The story offers us more secret societies, one involving Nazi necromancers and the other rabbis dedicated to fighting such things as Nazi necromancers. The rabbis’ weapon of choice was a golem, wonderfully played by John DeSantis. I’m not sure how all these secret societies stayed so secret when they all were involved with each other, but that’s not enough of a nitpick to derail my enjoyment of the episode. The golem and his present day hapless new owner, played by Adam Rose, had excellent chemistry, and they each played off Sam and Dean well.
Seeing Sam Winchester having to look up, way up, set up the physical comedy of the episode, without sacrificing the gravitas DeSantis gave his character. I’d love to see Aaron and his golem again on the series. Watching Aaron get his supposed flirt on with Dean was funny and continued the light but sure touch the writers have found this season with sexuality.
I had no doubt Edlund would craft an engaging story. I was a little less sure what I would think of the reboot in the mythology or the brothers’ relationship. But so far, so good. The Men of Letters Batcave is a marvelous set and I do love the vibe of Sam and Dean delightedly making the place their own, something they have never had. Dean geeking out over shower water pressure and Sam geeking out over card catalogues is adorable and right in character.

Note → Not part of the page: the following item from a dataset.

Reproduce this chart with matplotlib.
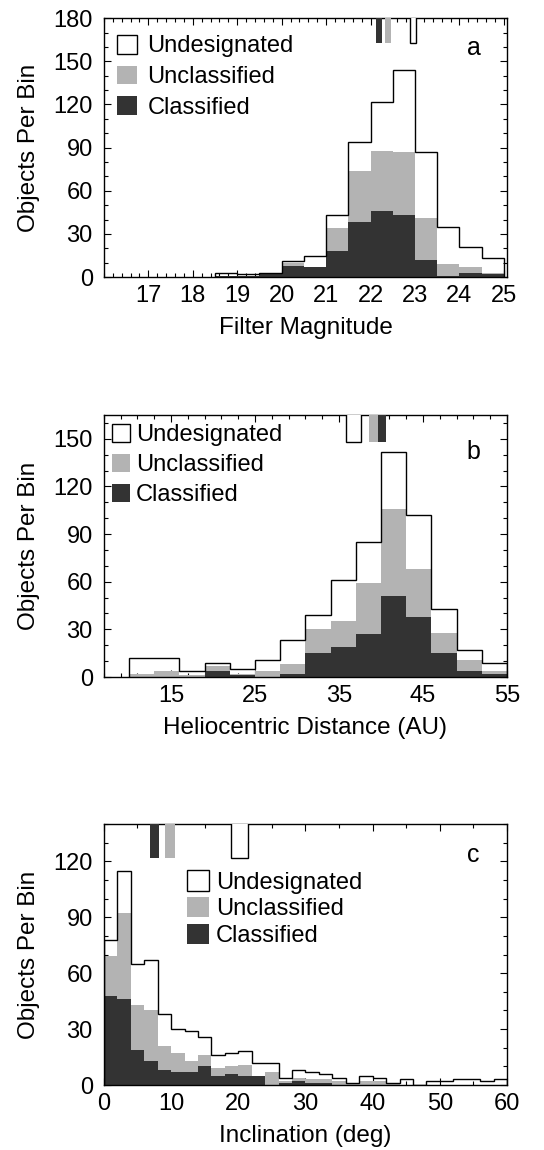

Do I have caveats? Yes, a few. The show was conceived as a road show, with the boys in the Impala growling their way through truck stop America, to paraphrase Eric Kripke. When he created the Roadhouse in season two, he decided to burn it down at the season’s end because he felt it didn’t work for the series. In the Season Two Companion, he said, “"What we realized is that this series is so much about the road trip. Giving them a place to go, runs counter to that and really changes the tone in a way you don't want."